===== The records =====

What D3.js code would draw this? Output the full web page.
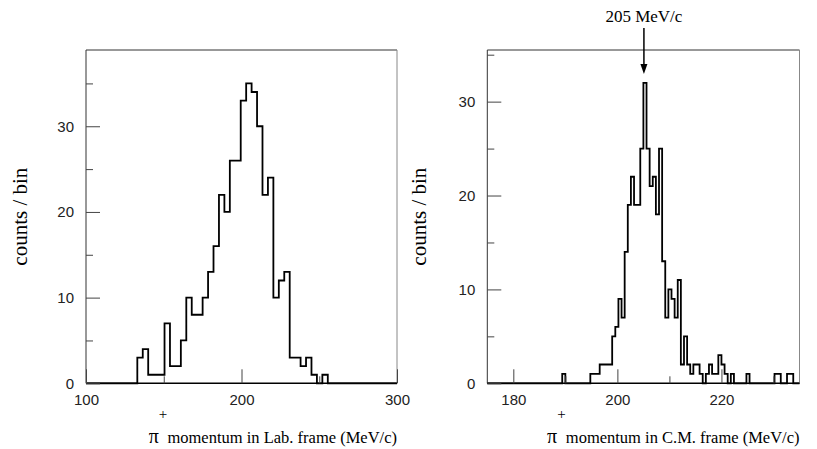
<!DOCTYPE html>
<html><head><meta charset="utf-8">
<script src="https://cdn.jsdelivr.net/npm/d3@7/dist/d3.min.js"></script>
<style>body{margin:0;background:#fff}svg{display:block}</style>
</head><body>
<svg id="c" width="817" height="449"></svg>
<script>
// Left panel: pi+ momentum in Lab frame, bins of 3.5 MeV/c starting at 133
const labBinStart = 133, labBinWidth = 3.5;
const labCounts = [3,4,1,1,1,7,2,2,5,10,8,8,10,13,16,22,20,26,26,33,35,34,30,22,24,10,12,13,3,3,2,3,1,0,1];
const labXTicks = [100, 200, 300];
const labYTicks = [0, 10, 20, 30];

// Right panel: pi+ momentum in C.M. frame, bins of 0.6 MeV/c from 175 to 235
const cmBinStart = 175, cmBinWidth = 0.6;
const cmCounts = [
  0,0,0,0,0,0,0,0,0,0, 0,0,0,0,0,0,0,0,0,0,
  0,0,0,0,1,0,0,0,0,0, 0,0,0,1,1,1,2,2,2,2,
  5,6,9,7,14,19,22,19,19,25, 32,25,21,22,18,25,13,7,10,9,
  7,11,2,5,2,1,2,2,1,0, 1,2,1,1,3,2,1,0,1,0,
  0,0,0,1,0,0,0,0,0,0, 0,0,1,1,0,0,1,1,0,0];
const cmXTicks = [180, 200, 220];
const cmYTicks = [0, 10, 20, 30];
const peakLabel = "205 MeV/c", peakValue = 205.1;

const svg = d3.select("#c");
const serif = "'Liberation Serif','Times New Roman',serif";
const sans = "'Liberation Sans',Arial,Helvetica,sans-serif";

function panel(o) {
  const x = d3.scaleLinear().domain(o.xDomain).range([o.left, o.right]);
  const y = d3.scaleLinear().domain(o.yDomain).range([o.bottom, o.top]);
  const g = svg.append("g");
  // histogram outline (step)
  const pts = [[o.xDomain[0], 0], [o.binStart, 0]];
  o.counts.forEach((c, i) => {
    const a = o.binStart + i * o.binWidth, b = a + o.binWidth;
    pts.push([a, c], [b, c]);
  });
  pts.push([o.binStart + o.counts.length * o.binWidth, 0], [o.xDomain[1], 0]);
  g.append("path").attr("d", d3.line().x(d => x(d[0])).y(d => y(d[1]))(pts))
    .attr("fill", "none").attr("stroke", "#000").attr("stroke-width", 1.8)
    .attr("stroke-linejoin", "miter");
  // frame
  g.append("path")
    .attr("d", `M${o.left},${o.bottom}V${o.top}H${o.right}`)
    .attr("fill", "none").attr("stroke", "#333").attr("stroke-width", 1);
  g.append("line").attr("x1", o.right).attr("x2", o.right).attr("y1", o.top).attr("y2", o.bottom)
    .attr("stroke", "#888").attr("stroke-width", 1);
  g.append("line").attr("x1", o.left).attr("x2", o.right).attr("y1", o.bottom).attr("y2", o.bottom)
    .attr("stroke", "#000").attr("stroke-width", 1.5);
  // y axis (inward ticks)
  const yMinor = d3.range(5, o.yDomain[1], 10);
  g.append("g").attr("transform", `translate(${o.left},0)`)
    .call(d3.axisRight(y).tickValues(o.yTicks).tickSize(14).tickFormat(""))
    .call(s => s.select(".domain").remove());
  g.append("g").attr("transform", `translate(${o.left},0)`)
    .call(d3.axisRight(y).tickValues(yMinor).tickSize(7).tickFormat(""))
    .call(s => s.select(".domain").remove());
  g.append("g").attr("transform", `translate(${o.left},0)`)
    .call(d3.axisLeft(y).tickValues(o.yTicks).tickSize(0).tickPadding(12))
    .call(s => s.select(".domain").remove())
    .selectAll("text").attr("font-family", sans).attr("font-size", 15).attr("fill", "#222");
  // x axis (inward ticks)
  g.append("g").attr("transform", `translate(0,${o.bottom})`)
    .call(d3.axisTop(x).tickValues(o.xTicks).tickSize(14).tickFormat(""))
    .call(s => s.select(".domain").remove());
  g.append("g").attr("transform", `translate(0,${o.bottom})`)
    .call(d3.axisTop(x).tickValues(o.xMinor).tickSize(7).tickFormat(""))
    .call(s => s.select(".domain").remove());
  g.append("g").attr("transform", `translate(0,${o.bottom})`)
    .call(d3.axisBottom(x).tickValues(o.xTicks).tickSize(0).tickPadding(11))
    .call(s => s.select(".domain").remove())
    .selectAll("text").attr("font-family", sans).attr("font-size", 15).attr("fill", "#222");
  g.selectAll(".tick line").attr("stroke", "#444");
  // axis titles
  g.append("text").attr("transform", `translate(${o.ylabX},${(o.top + o.bottom) / 2}) rotate(-90)`)
    .attr("text-anchor", "middle").attr("font-family", serif).attr("font-size", 21)
    .text("counts / bin");
  const t = g.append("text").attr("x", o.right).attr("y", 443)
    .attr("text-anchor", "end").attr("font-family", serif).attr("font-size", 16.5);
  t.append("tspan").attr("font-size", 20).text("π");
  t.append("tspan").attr("dy", -24).attr("font-size", 15).text("+");
  t.append("tspan").attr("dy", 24).attr("dx", -4).text(" " + o.xlab);
  return {x, y};
}

panel({xDomain: [100, 300], yDomain: [0, 38.9], left: 86, right: 397, top: 50, bottom: 383.3,
  counts: labCounts, binStart: labBinStart, binWidth: labBinWidth,
  xTicks: labXTicks, xMinor: [150, 250], yTicks: labYTicks,
  ylabX: 27, xlab: "momentum in Lab. frame (MeV/c)"});

const r = panel({xDomain: [175, 235], yDomain: [0, 35.5], left: 487.3, right: 799.5, top: 50, bottom: 383.3,
  counts: cmCounts, binStart: cmBinStart, binWidth: cmBinWidth,
  xTicks: cmXTicks, xMinor: [190, 210, 230], yTicks: cmYTicks,
  ylabX: 426, xlab: "momentum in C.M. frame (MeV/c)"});

// peak arrow + label
const ax = r.x(peakValue);
svg.append("line").attr("x1", ax).attr("x2", ax).attr("y1", 28).attr("y2", 66)
  .attr("stroke", "#000").attr("stroke-width", 1.5);
svg.append("path").attr("d", `M${ax - 3.5},64 L${ax + 3.5},64 L${ax},74 Z`).attr("fill", "#000");
svg.append("text").attr("x", ax).attr("y", 22).attr("text-anchor", "middle")
  .attr("font-family", serif).attr("font-size", 17).text(peakLabel);
</script>
</body></html>
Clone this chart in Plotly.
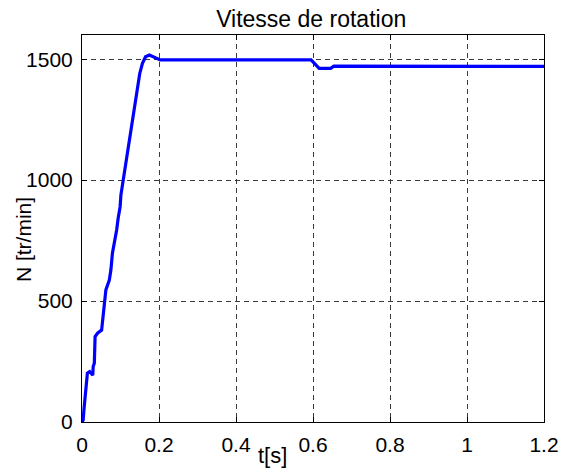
import plotly.graph_objects as go

# Time (s) and rotation speed (tr/min)
t = [0, 0.003, 0.005, 0.009, 0.014, 0.020, 0.026, 0.028, 0.029, 0.032, 0.034,
     0.041, 0.051, 0.054, 0.058, 0.062, 0.071, 0.075, 0.079, 0.085, 0.090,
     0.094, 0.099, 0.101, 0.107, 0.114, 0.121, 0.127, 0.133, 0.138, 0.144,
     0.150, 0.157, 0.165, 0.175, 0.184, 0.195, 0.203, 0.4, 0.595, 0.616,
     0.646, 0.654, 0.8, 1.2]
N = [0, 8, 50, 132, 202, 208, 200, 194, 229, 243, 353,
     368, 380, 435, 491, 546, 587, 628, 698, 745, 794,
     843, 890, 938, 1000, 1083, 1152, 1221, 1276, 1331, 1386,
     1441, 1483, 1510, 1517, 1510, 1500, 1497, 1497, 1497, 1462,
     1462, 1471, 1470, 1470]

x_ticks = [0, 0.2, 0.4, 0.6, 0.8, 1, 1.2]
x_tick_labels = ["0", "0.2", "0.4", "0.6", "0.8", "1", "1.2"]
y_ticks = [0, 500, 1000, 1500]
y_tick_labels = ["0", "500", "1000", "1500"]

title = "Vitesse de rotation"
xlabel = "t[s]"
ylabel = "N [tr/min]"

FONT = "Liberation Sans, Arial, sans-serif"

fig = go.Figure()
fig.add_trace(go.Scatter(x=t, y=N, mode="lines",
                         line=dict(color="#0000ff", width=3.2),
                         hoverinfo="skip", showlegend=False))

axis_common = dict(
    showline=True, linecolor="black", linewidth=1, mirror="ticks",
    ticks="inside", ticklen=5, tickcolor="black", tickwidth=1,
    showgrid=True, gridcolor="#3a3a3a", gridwidth=1, griddash="5px,4px",
    zeroline=False,
    tickfont=dict(family=FONT, size=21, color="black"),
)

fig.update_layout(
    width=571, height=472,
    margin=dict(l=82, r=19, t=35, b=50),
    paper_bgcolor="white", plot_bgcolor="white",
    title=dict(text=title, x=0.545, xanchor="center", y=1 - 19 / 472,
               yanchor="middle",
               font=dict(family=FONT, size=23, color="black")),
    xaxis=dict(range=[0, 1.2], tickvals=x_ticks, ticktext=x_tick_labels,
               ticklabelstandoff=4, **axis_common),
    yaxis=dict(range=[0, 1600], tickvals=y_ticks, ticktext=y_tick_labels,
               ticklabelstandoff=4, **axis_common),
    annotations=[
        dict(text=xlabel, xref="paper", yref="paper", x=0.413, y=0,
             xanchor="center", yanchor="middle", yshift=-33, showarrow=False,
             font=dict(family=FONT, size=22, color="black")),
        dict(text=ylabel, xref="paper", yref="paper", x=0, y=0.47,
             xanchor="center", yanchor="middle", xshift=-59, textangle=-90,
             showarrow=False,
             font=dict(family=FONT, size=21, color="black")),
    ],
)

fig.write_html("out.html")
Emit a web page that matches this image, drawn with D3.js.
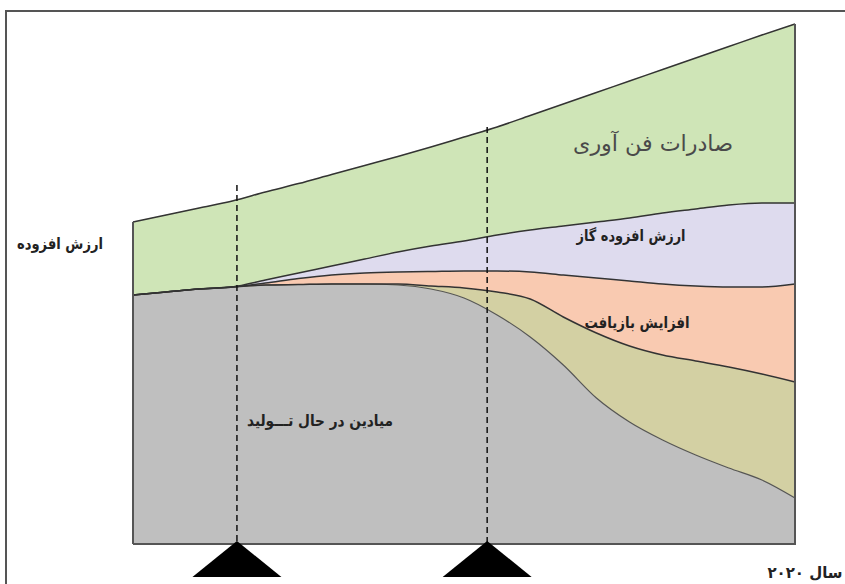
<!DOCTYPE html>
<html><head><meta charset="utf-8">
<script src="https://cdn.jsdelivr.net/npm/d3@7/dist/d3.min.js"></script>
<style>
html,body{margin:0;padding:0;background:#fff;}
svg{display:block;}
text{font-family:"DejaVu Sans","Noto Sans",sans-serif;}
</style></head>
<body>
<svg id="c" width="845" height="584"></svg>
<script>
// ---- data ----
const xs       = [0,5,10,15,20,25,30,35,40,45,50,55,60,65,70,75,80,85,90,95,100];
const fields   = [249,252,255,257,259,259.5,260,260,259,255,246,229,207,179,146,122,104,89,76,64,46];
const recovery2= [0,0,0,0,0,0,0,0,1,3,10,23,38,48,65,76,85,94,101,106,116];
const recovery = [0,0,0,0,2,6,9,11,12,14.5,17,21,27,42,55,65,71,75,80,87,98];
const gasValue = [0,0,0,0,3,5.5,9,14,20,25.5,30,36,42,49,56,63,71,77,82,84,81];
const techExp  = [73,77,81,86,88,89.4,91.5,93.5,95.5,99,104,108,114.5,122,129.5,137,143.5,151,158.5,168,179];
const markers  = [15.7, 53.5];
const markerTop= [359, 417];
const labels = {
  yTitle: "ارزش افزوده",
  xTitle: "سال ۲۰۲۰",
  tech: "صادرات فن آوری",
  gas: "ارزش افزوده گاز",
  rec: "افزایش بازیافت",
  fields: "میادین در حال تـــولید"
};
const keys = ["fields","recovery2","recovery","gasValue","techExp"];
const colors = {fields:"#bfbfbf",recovery2:"#d3d0a3",recovery:"#f9cab1",gasValue:"#dedbee",techExp:"#cfe5b7"};

const table = xs.map((x,i)=>({x, fields:fields[i], recovery2:recovery2[i], recovery:recovery[i], gasValue:gasValue[i], techExp:techExp[i]}));

const svg = d3.select("#c");
const x = d3.scaleLinear().domain([0,100]).range([133,795]);
const y = d3.scaleLinear().domain([0,520]).range([544,24]);

// frame
svg.append("rect").attr("x",6).attr("y",11).attr("width",900).attr("height",700)
  .attr("fill","none").attr("stroke","#555").attr("stroke-width",2);

const stack = d3.stack().keys(keys);
const series = stack(table);
const curve = d3.curveMonotoneX;
const area = d3.area().x(d=>x(d.data.x)).y0(d=>y(d[0])).y1(d=>y(d[1])).curve(curve);
const topLine = d3.line().x(d=>x(d.data.x)).y(d=>y(d[1])).curve(curve);

svg.append("g").selectAll("path").data(series).join("path")
  .attr("d",area).attr("fill",d=>colors[d.key]).attr("stroke",d=>colors[d.key]).attr("stroke-width",0.5);

svg.append("g").selectAll("path").data(series).join("path")
  .attr("d",topLine).attr("fill","none")
  .attr("stroke",d=>d.key==="fields"?"#555":"#333")
  .attr("stroke-width",d=>d.key==="fields"?1.2:1.5);

// plot edges
const last = series[series.length-1];
const g0 = last[0], gN = last[last.length-1];
svg.append("line").attr("x1",x(xs[0])).attr("x2",x(xs[0])).attr("y1",y(g0[1])).attr("y2",y(0)).attr("stroke","#555").attr("stroke-width",2);
svg.append("line").attr("x1",x(xs[xs.length-1])).attr("x2",x(xs[xs.length-1])).attr("y1",y(gN[1])).attr("y2",y(0)).attr("stroke","#555").attr("stroke-width",2);
svg.append("line").attr("x1",x(0)).attr("x2",x(100)+1).attr("y1",y(0)).attr("y2",y(0)).attr("stroke","#555").attr("stroke-width",2);

// markers
markers.forEach((m,i)=>{
  svg.append("line").attr("x1",x(m)).attr("x2",x(m)).attr("y1",y(markerTop[i])).attr("y2",y(0))
    .attr("stroke","#111").attr("stroke-width",1.5).attr("stroke-dasharray","6,4");
  const cx = x(m), top = y(0)-3;
  svg.append("path").attr("d",`M${cx},${top}L${cx+44.5},${top+36}L${cx-44.5},${top+36}Z`).attr("fill","#000");
});

// labels
function lab(t,cx,by,size,weight,fill,len){
  const el = svg.append("text").attr("x",cx).attr("y",by).attr("text-anchor","middle")
    .attr("font-size",size).attr("font-weight",weight).attr("fill",fill).text(t);
  if(len) el.attr("textLength",len).attr("lengthAdjust","spacingAndGlyphs");
}
lab(labels.yTitle,60,249,15.5,"bold","#222",86);
lab(labels.xTitle,805,578,15.5,"bold","#222",75);
lab(labels.tech,653,151,22,"normal","#4a4a4a",160);
lab(labels.gas,631,241,15.5,"bold","#222",109);
lab(labels.rec,637,328,15.5,"bold","#222",105);
lab(labels.fields,320,426,15.5,"bold","#222",146);
</script>
</body></html>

=====

Challenge:
Each line that holds the word "page" is to be copied.

Response:
What D3.js code would draw this? Output the full web page.
Emit a web page that matches this image, drawn with D3.js.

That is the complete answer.